Das Gericht bestätigte im Wesentlichen die Entscheidung der Vorinstanz. Es stellte klar, dass die Aussagen des Geschäftsführers weit über das hinausgingen, was im Berufsleben akzeptabel war. Eine Weiterarbeit war der Frau unter diesen Umständen nicht zuzumuten. Auch die Höhe der Abfindung hielt das Gericht grundsätzlich für angemessen. Besonders schwer wog zudem, dass die Frau durch das Verhalten eine posttraumatische Belastungsstörung erlitten hatte. Außerdem war die Kündigung nicht rechtmäßig, sondern sozialwidrig. Das Gericht erkannte an, dass der Geschäftsführer seine Machtposition gezielt eingesetzt hatte, um Druck auf die Frau auszuüben und sie aus dem Unternehmen zu drängen. Am Ende reduzierte das Gericht die Abfindung nur geringfügig und sprach der Frau 68.153,80 EUR zu.

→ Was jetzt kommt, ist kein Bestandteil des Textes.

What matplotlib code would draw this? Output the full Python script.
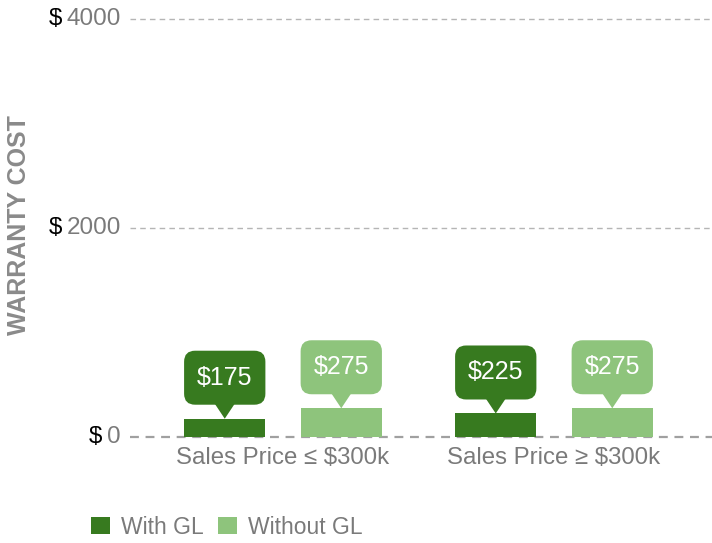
import numpy as np
import matplotlib.pyplot as plt
from matplotlib.patches import FancyBboxPatch, Polygon, Patch

plt.rcParams['font.family'] = ['Liberation Sans', 'DejaVu Sans']

categories = ["Sales Price \u2264 $300k", "Sales Price \u2265 $300k"]
series = ["With GL", "Without GL"]
with_gl = [175, 225]
without_gl = [275, 275]
yticks = [0, 2000, 4000]

colors = ["#377a1f", "#8ec47c"]
gray = "#7a7a7a"

W, H = 712, 543
fig = plt.figure(figsize=(W / 100, H / 100), dpi=100)
ax = fig.add_axes([130 / W, 106 / H, 582 / W, 418 / H])

x = np.arange(len(categories))
width = 0.30
offsets = [-0.215, 0.215]

ax.set_xlim(-0.5646, 1.583)
ax.set_ylim(0, 4000)

# data units per pixel, for sizing the callouts
ux = (1.583 + 0.5646) / 582
uy = 4000 / 418

for vals, off, col in zip([with_gl, without_gl], offsets, colors):
    ax.bar(x + off, vals, width, color=col, zorder=3)
    for xi, v in zip(x + off, vals):
        bottom = v + 14 * uy
        h = 54 * uy
        box = FancyBboxPatch((xi - width / 2, bottom), width, h,
                             boxstyle="round,pad=0,rounding_size=%f" % (11 * ux),
                             mutation_aspect=uy / ux, fc=col, ec="none", zorder=4)
        ax.add_patch(box)
        tri = Polygon([[xi - 10 * ux, bottom + 1 * uy], [xi + 10 * ux, bottom + 1 * uy], [xi, v]],
                      closed=True, fc=col, ec="none", zorder=4)
        ax.add_patch(tri)
        ax.text(xi, bottom + h / 2, "$%d" % v, color="white", fontsize=18,
                ha="center", va="center", zorder=5)

for s in ax.spines.values():
    s.set_visible(False)

for t in yticks:
    if t == 0:
        ax.axhline(0, color="#a0a0a0", lw=1.6, ls=(0, (4, 3)), zorder=2, clip_on=False)
    else:
        ax.axhline(t, color="#b5b5b5", lw=1, ls=(0, (4, 3)), zorder=1, clip_on=False)

ax.set_yticks([])
ax.set_xticks(x)
ax.set_xticklabels(categories, fontsize=17.3, color=gray)
ax.tick_params(axis="x", length=0, pad=7)

nums = []
for t in yticks:
    nums.append(ax.text(-9 / 582, t, "%d" % t, transform=ax.get_yaxis_transform(),
                        ha="right", va="center", fontsize=17.5, color=gray))

fig.canvas.draw()
inv = ax.transAxes.inverted()
for txt, t in zip(nums, yticks):
    bb = txt.get_window_extent()
    xa = inv.transform((bb.x0 - 5, 0))[0]
    ax.text(xa, t, "$", transform=ax.get_yaxis_transform(), ha="right", va="center",
            fontsize=17.5, color="black")

fig.text(19 / W, 227 / H + 0.002 + 90 / H, "WARRANTY COST", rotation=90, ha="center", va="center",
         fontsize=18, fontweight="bold", color="#8a8a8a")

handles = [Patch(fc=c, ec="none") for c in colors]
fig.legend(handles, series, loc="center left", bbox_to_anchor=(91 / W, 16 / H),
           frameon=False, ncol=2, fontsize=16.5, labelcolor=gray, borderpad=0,
           handlelength=0.82, handleheight=0.82, handletextpad=0.5, columnspacing=0.6,
           borderaxespad=0)

fig.savefig("out.png", dpi=100)
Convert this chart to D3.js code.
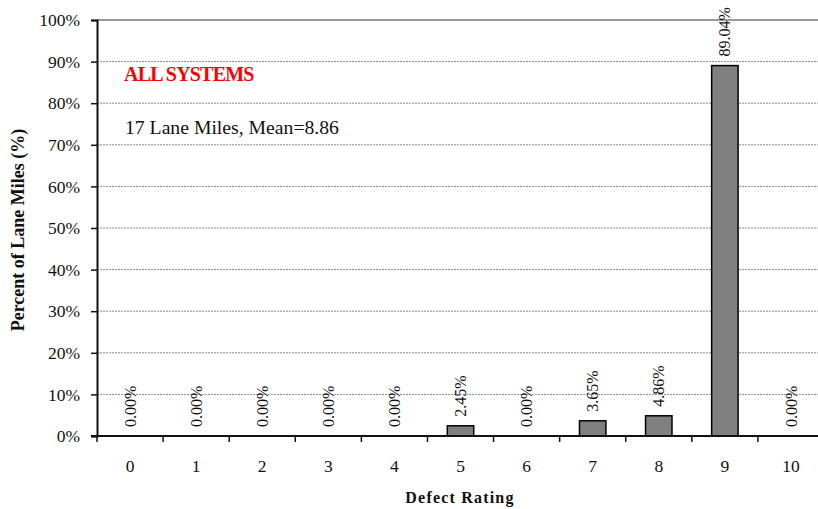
<!DOCTYPE html>
<html>
<head>
<meta charset="utf-8">
<script src="https://cdn.jsdelivr.net/npm/d3@7"></script>
<style>
  html, body { margin: 0; padding: 0; background: #fff; }
  svg { display: block; font-family: "Liberation Serif", "Times New Roman", serif; }
</style>
</head>
<body>
<svg id="chart" width="818" height="509"></svg>
<script>
// data
const ratings = ['0', '1', '2', '3', '4', '5', '6', '7', '8', '9', '10'];
const percents = [0, 0, 0, 0, 0, 2.45, 0, 3.65, 4.86, 89.04, 0];
const yTicks = [0, 10, 20, 30, 40, 50, 60, 70, 80, 90, 100];
const title = 'ALL SYSTEMS';
const subtitle = '17 Lane Miles, Mean=8.86';

const svg = d3.select('#chart');
const plotL = 97, plotR = 824, plotT = 20, plotB = 436;

const x = d3.scaleBand().domain(ratings).range([plotL, plotR]).padding(0);
const y = d3.scaleLinear().domain([0, 100]).range([plotB, plotT]);

// gridlines
svg.append('g')
  .selectAll('line')
  .data(yTicks.filter(d => d > 0))
  .join('line')
    .attr('x1', plotL).attr('x2', plotR)
    .attr('y1', d => y(d)).attr('y2', d => y(d))
    .attr('stroke', d => d === 100 ? '#777' : '#8a8a8a')
    .attr('stroke-width', d => d === 100 ? 1.5 : 1)
    .attr('stroke-dasharray', d => d === 100 ? null : '2,1');

// bars
const barW = x.bandwidth() * 0.4;
svg.append('g')
  .selectAll('rect')
  .data(percents.map((v, i) => ({ k: ratings[i], v })).filter(d => d.v > 0))
  .join('rect')
    .attr('x', d => x(d.k) + x.bandwidth() / 2 - barW / 2)
    .attr('y', d => y(d.v))
    .attr('width', barW)
    .attr('height', d => y(0) - y(d.v))
    .attr('fill', '#808080')
    .attr('stroke', '#000')
    .attr('stroke-width', 1.5);

// value labels, rotated
svg.append('g')
  .selectAll('text')
  .data(percents.map((v, i) => ({ k: ratings[i], v })))
  .join('text')
    .attr('transform', d => `translate(${x(d.k) + x.bandwidth() / 2},${y(d.v) - 9}) rotate(-90)`)
    .attr('dy', '0.35em')
    .attr('font-size', 16)
    .attr('fill', '#111')
    .text(d => d.v.toFixed(2) + '%');

// y axis
const yAxis = svg.append('g')
  .attr('transform', `translate(${plotL},0)`)
  .call(d3.axisLeft(y).tickValues(yTicks).tickFormat(d => d + '%').tickSize(6).tickPadding(11));
yAxis.select('.domain').attr('stroke', '#111').attr('stroke-width', 2);
yAxis.selectAll('.tick line').attr('stroke', '#111').attr('stroke-width', 1.5);
yAxis.selectAll('.tick text').attr('font-size', 17.5).attr('fill', '#111')
  .attr('font-family', '"Liberation Serif", "Times New Roman", serif');

// x axis: ticks on the band edges, labels at the centres
const xg = svg.append('g').attr('transform', `translate(0,${plotB})`);
xg.append('line').attr('x1', plotL - 6).attr('x2', plotR)
  .attr('stroke', '#111').attr('stroke-width', 2);
xg.selectAll('line.tk')
  .data(ratings)
  .join('line')
    .attr('class', 'tk')
    .attr('x1', d => x(d)).attr('x2', d => x(d))
    .attr('y1', 0).attr('y2', 6)
    .attr('stroke', '#111').attr('stroke-width', 1.5);
xg.selectAll('text')
  .data(ratings)
  .join('text')
    .attr('x', d => x(d) + x.bandwidth() / 2)
    .attr('y', 35.5)
    .attr('text-anchor', 'middle')
    .attr('font-size', 17.5)
    .attr('fill', '#111')
    .text(d => d);

// axis titles
svg.append('text')
  .attr('transform', 'translate(24,230) rotate(-90)')
  .attr('text-anchor', 'middle')
  .attr('font-size', 18)
  .attr('font-weight', 'bold')
  .attr('fill', '#111')
  .text('Percent of Lane Miles (%)');

svg.append('text')
  .attr('x', 460).attr('y', 503)
  .attr('text-anchor', 'middle')
  .attr('font-size', 16)
  .attr('font-weight', 'bold')
  .attr('letter-spacing', 1.2)
  .attr('fill', '#111')
  .text('Defect Rating');

// annotations
svg.append('text')
  .attr('x', 124).attr('y', 80.5)
  .attr('font-size', 20)
  .attr('font-weight', 'bold')
  .attr('letter-spacing', -0.8)
  .attr('fill', '#ff0000')
  .text(title);

svg.append('text')
  .attr('x', 125).attr('y', 134)
  .attr('font-size', 19.7)
  .attr('fill', '#111')
  .text(subtitle);
</script>
</body>
</html>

Hinweis: Sexistische oder respektlose Beleidigungen durch Vorgesetzte können nicht nur das Arbeitsklima zerstören, sondern auch erhebliche finanzielle Folgen für den Arbeitgeber nach sich ziehen. Eine Abfindung kann dann besonders hoch ausfallen, wenn die betroffene Person stark unter den Angriffen zu leiden hatte. Gerichte prüfen dabei auch, ob Vorgesetzte ihre Macht bewusst missbrauchten.